The week’s passages
A roundup of notable obituaries for the week ending Jan. 11.
Fred Cordova, 82, of Seattle, an outspoken advocate for economic justice, racial equality and ethnic identity who also founded and led local and national organizations for Filipino Americans — prompting U.S. Rep. Jim McDermott to praise him as “an irreplaceable part of Seattle’s civil-rights history and a giant within its Filipino community” — died Dec. 21 of complications from an illness.

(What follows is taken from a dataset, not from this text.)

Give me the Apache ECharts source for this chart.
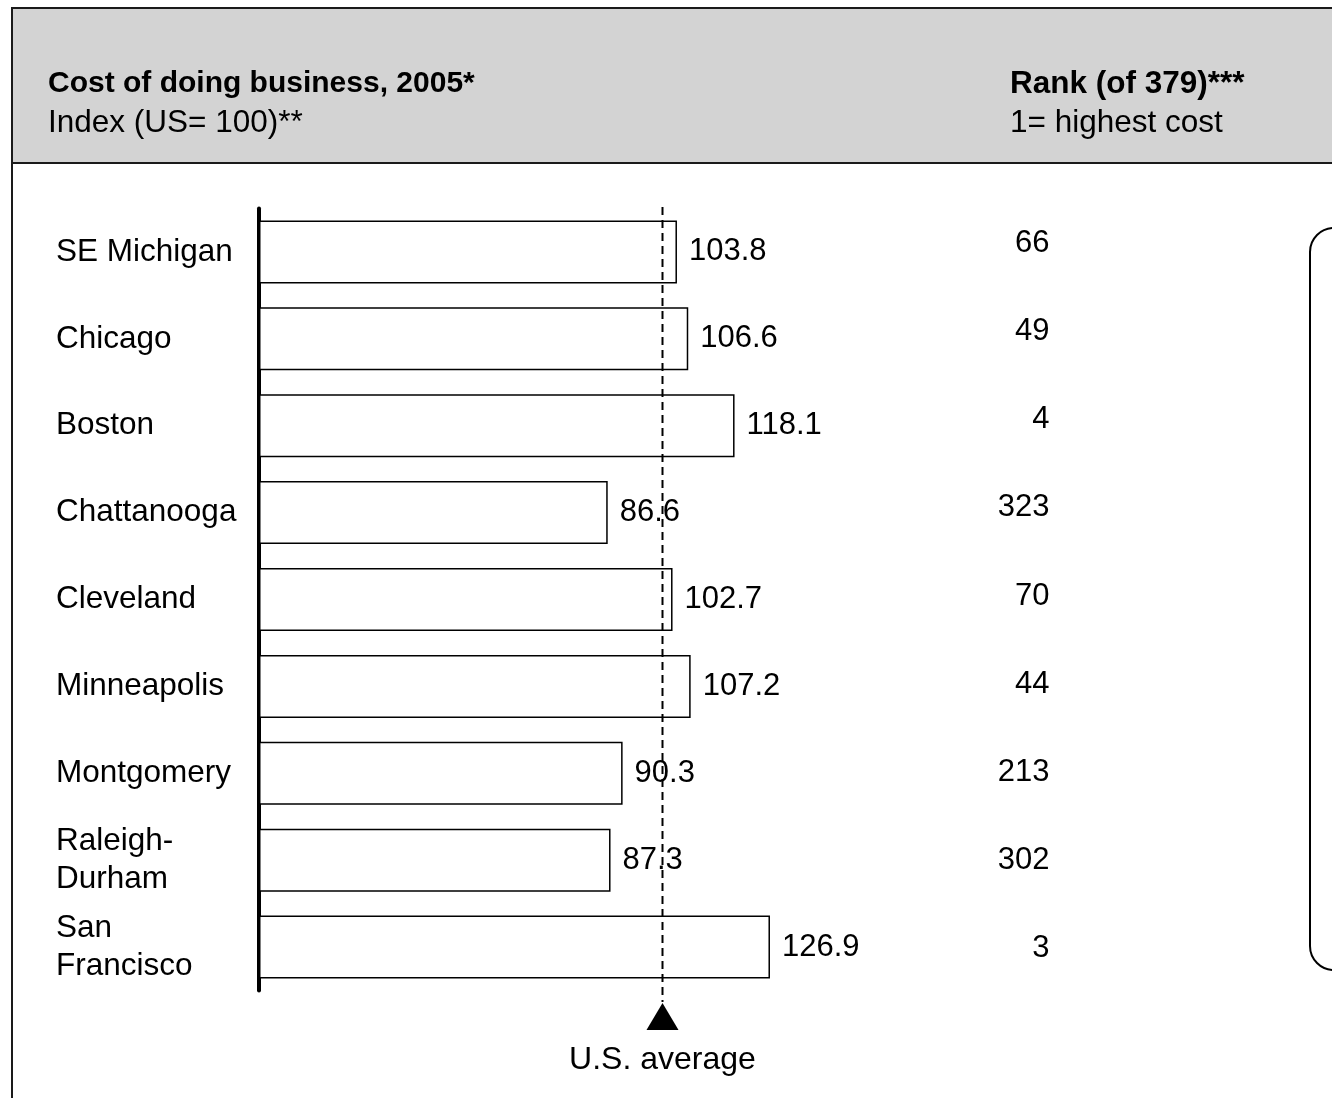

Franklin McCain, 73, a research chemist and sales executive who as a college freshman in 1960 helped spark a movement of nonviolent sit-in protests across the South by occupying a segregated Woolworth’s lunch counter in Greensboro, N.C., died Thursday in Greensboro of respiratory complications.
Eusebio da Silva Ferreira, 71, who was born into poverty in Mozambique and became one of the world’s top soccer scorers, died of heart failure last Sunday in Lisbon, Portugal.

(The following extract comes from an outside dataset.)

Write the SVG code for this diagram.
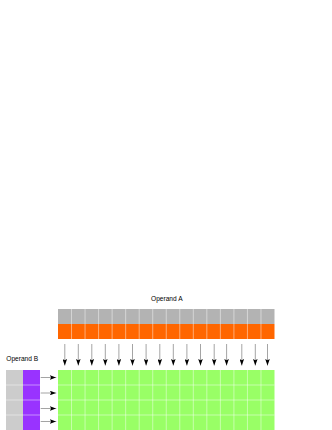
<svg xmlns="http://www.w3.org/2000/svg" width="332" height="430" viewBox="0 0 332 430">
<style>
.lbl{font-family:"Liberation Sans",Arial,sans-serif;font-size:6.6px;fill:#000}
.grid{stroke:#ffffff;stroke-opacity:0.45;stroke-width:1;fill:none}
.conn{stroke:#666;stroke-width:0.6;fill:none}
</style>
<defs>
<marker id="ah" viewBox="0 0 10 10" refX="10" refY="5" markerWidth="6.5" markerHeight="4.6" markerUnits="userSpaceOnUse" orient="auto" preserveAspectRatio="none">
<path d="M0,0 L10,5 L0,10 L2,5 Z" fill="#000"/>
</marker>
</defs>
<rect width="332" height="430" fill="#fff"/>

<g id="operandA">
<text class="lbl" x="166.8" y="300.7" text-anchor="middle">Operand A</text>
<rect x="58" y="309" width="216.5" height="15" fill="#b3b3b3"/>
<rect x="58" y="324" width="216.5" height="15" fill="#ff6600"/>
<path class="grid" d="M71.53,309V339M85.06,309V339M98.59,309V339M112.12,309V339M125.66,309V339M139.19,309V339M152.72,309V339M166.25,309V339M179.78,309V339M193.31,309V339M206.84,309V339M220.38,309V339M233.91,309V339M247.44,309V339M260.97,309V339"/>
</g>

<g id="operandB">
<text class="lbl" x="22.2" y="360.7" text-anchor="middle">Operand B</text>
<rect x="6" y="370" width="17" height="60" fill="#cccccc"/>
<rect x="23" y="370" width="17" height="60" fill="#9933ff"/>
<path class="grid" d="M6,385H40M6,400H40M6,415H40"/>
</g>

<g id="result">
<rect x="58" y="370" width="216.5" height="60" fill="#99ff66"/>
<path class="grid" d="M71.53,370V430M85.06,370V430M98.59,370V430M112.12,370V430M125.66,370V430M139.19,370V430M152.72,370V430M166.25,370V430M179.78,370V430M193.31,370V430M206.84,370V430M220.38,370V430M233.91,370V430M247.44,370V430M260.97,370V430M58,385H274.5M58,400H274.5M58,415H274.5"/>
</g>

<g id="connectors">
<path class="conn" marker-end="url(#ah)" d="M64.8,344V365.5"/>
<path class="conn" marker-end="url(#ah)" d="M78.3,344V365.5"/>
<path class="conn" marker-end="url(#ah)" d="M91.8,344V365.5"/>
<path class="conn" marker-end="url(#ah)" d="M105.3,344V365.5"/>
<path class="conn" marker-end="url(#ah)" d="M118.9,344V365.5"/>
<path class="conn" marker-end="url(#ah)" d="M132.5,344V365.5"/>
<path class="conn" marker-end="url(#ah)" d="M146.1,344V365.5"/>
<path class="conn" marker-end="url(#ah)" d="M159.8,344V365.5"/>
<path class="conn" marker-end="url(#ah)" d="M173.3,344V365.5"/>
<path class="conn" marker-end="url(#ah)" d="M186.9,344V365.5"/>
<path class="conn" marker-end="url(#ah)" d="M200.5,344V365.5"/>
<path class="conn" marker-end="url(#ah)" d="M214.2,344V365.5"/>
<path class="conn" marker-end="url(#ah)" d="M226.6,344V365.5"/>
<path class="conn" marker-end="url(#ah)" d="M241.8,344V365.5"/>
<path class="conn" marker-end="url(#ah)" d="M255.3,344V365.5"/>
<path class="conn" marker-end="url(#ah)" d="M267.5,344V365.5"/>
<path class="conn" marker-end="url(#ah)" d="M40.7,377.5H56.3"/>
<path class="conn" marker-end="url(#ah)" d="M40.7,393H56.3"/>
<path class="conn" marker-end="url(#ah)" d="M40.7,408.5H56.3"/>
<path class="conn" marker-end="url(#ah)" d="M40.7,421.5H56.3"/>
</g>
</svg>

Run Run Shaw, 106, who built the Shaw Bros. movie studio into the largest in Asia in the 1960s and ’70s, popularized the kung fu genre around the world and later became a major philanthropist, died Tuesday in Hong Kong.

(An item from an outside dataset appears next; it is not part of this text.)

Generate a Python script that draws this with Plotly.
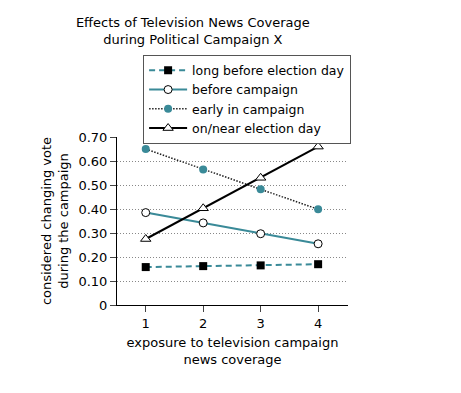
import plotly.graph_objects as go

exposure = [1, 2, 3, 4]
long_before = [0.158, 0.162, 0.165, 0.170]
before_campaign = [0.385, 0.342, 0.297, 0.255]
early_campaign = [0.650, 0.565, 0.482, 0.399]
near_election = [0.275, 0.403, 0.530, 0.660]
y_ticks = [0, 0.1, 0.2, 0.3, 0.4, 0.5, 0.6, 0.7]
y_tick_labels = ["0", "0.10", "0.20", "0.30", "0.40", "0.50", "0.60", "0.70"]

TEAL = "#3a8a98"
FONT = "DejaVu Sans"

fig = go.Figure()
fig.add_trace(go.Scatter(x=exposure, y=long_before, name="long before election day",
                         mode="lines+markers",
                         line=dict(color=TEAL, width=2, dash="6px,4px"),
                         marker=dict(symbol="square", size=8, color="black")))
fig.add_trace(go.Scatter(x=exposure, y=before_campaign, name="before campaign",
                         mode="lines+markers",
                         line=dict(color=TEAL, width=2),
                         marker=dict(symbol="circle", size=8, color="white",
                                     line=dict(color="black", width=1))))
fig.add_trace(go.Scatter(x=exposure, y=early_campaign, name="early in campaign",
                         mode="lines+markers",
                         line=dict(color="#222222", width=1.5, dash="1.5px,1.5px"),
                         marker=dict(symbol="circle", size=8, color=TEAL)))
fig.add_trace(go.Scatter(x=exposure, y=near_election, name="on/near election day",
                         mode="lines+markers",
                         line=dict(color="black", width=2),
                         marker=dict(symbol="triangle-up", size=9, color="white",
                                     line=dict(color="black", width=1))))

fig.update_layout(
    width=453, height=385,
    margin=dict(l=109, r=113, t=129, b=88),
    paper_bgcolor="white", plot_bgcolor="white",
    font=dict(family=FONT, size=12, color="black"),
    title=dict(text="Effects of Television News Coverage<br>during Political Campaign X",
               x=0.408, xanchor="center", y=0.95, yanchor="top",
               font=dict(size=13)),
    showlegend=True,
    legend=dict(x=0.113, xanchor="left", y=1.49, yanchor="top",
                bordercolor="#555555", borderwidth=1, bgcolor="white",
                font=dict(size=12.5), tracegroupgap=0, itemwidth=38),
    xaxis=dict(range=[0.5, 4.52], tickvals=exposure, ticks="outside", ticklen=6,
               showline=True, linecolor="black", linewidth=1, showgrid=False,
               zeroline=False, tickfont=dict(size=13),
               title=dict(text="exposure to television campaign<br>news coverage",
                          font=dict(size=13), standoff=8)),
    yaxis=dict(range=[0, 0.70], tickvals=y_ticks, ticktext=y_tick_labels,
               ticks="outside", ticklen=6, showline=True, linecolor="black",
               linewidth=1, showgrid=True, gridcolor="#888888", griddash="1px,2px",
               gridwidth=1, zeroline=False, tickfont=dict(size=13),
               title=dict(text="considered changing vote<br>during the campaign",
                          font=dict(size=13), standoff=6)),
)

fig.write_html("out.html")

Dale Mortensen, 74, a native of Enterprise, Ore., and a longtime Northwestern University professor who shared the Nobel economics prize with two other Americans in 2010 for their work explaining how unemployment can remain high despite a large number of job openings, died Thursday in Wilmette, Ill. No cause of death was given.
C.T. Hsia, 92, a scholar who helped introduce modern Chinese literature to the West in the 1960s, providing the first English translations of writers who are now widely recognized, died Dec. 29 in Manhattan.
Amiri Baraka, 79, a poet and playwright of pulsating rage, whose long illumination of the black experience in America was called incandescent in some quarters and incendiary in others, died Thursday in Newark, N.J. He had been ill for some time.
Al Porcino, 88, lead trumpeter in some of the most celebrated big bands in jazz, died Dec. 31 in Munich after a fall.
Carmen Zapata, 86, a TV, stage and film actress who responded to the dearth of challenging roles for Latinos by launching a bilingual theater company in Los Angeles four decades ago, died last Sunday in Los Angeles’ San Fernando Valley. She had heart problems.
Jerry Coleman, 89, a former fighter pilot who played in six World Series as an infielder for the New York Yankees but who made his most lasting mark as a broadcaster, first for the Yankees and then more indelibly for the San Diego Padres, died last Sunday in San Diego of complications from a fall.
Larry Speakes, 74, who became the public face of Ronald Reagan’s presidency when a would-be assassin’s bullet gravely wounded his boss, press secretary James Brady, and who served in that position from 1981 to 1987, died Friday in Cleveland, Miss. He had Alzheimer’s disease.
Anna E. Crouse, 97, a onetime actress whose fondest Broadway dream — a healthy Manhattan theater district and affordable tickets for young people — was realized when she helped establish the TKTS booth in Duffy Square, died Dec. 29 in Manhattan.
Saul Zaentz, 92, accomplished movie and music producer (he won best-picture Oscars for “One Flew Over the Cuckoo’s Nest,” “Amadeus” and “The English Patient”), died Jan. 3 in San Francisco.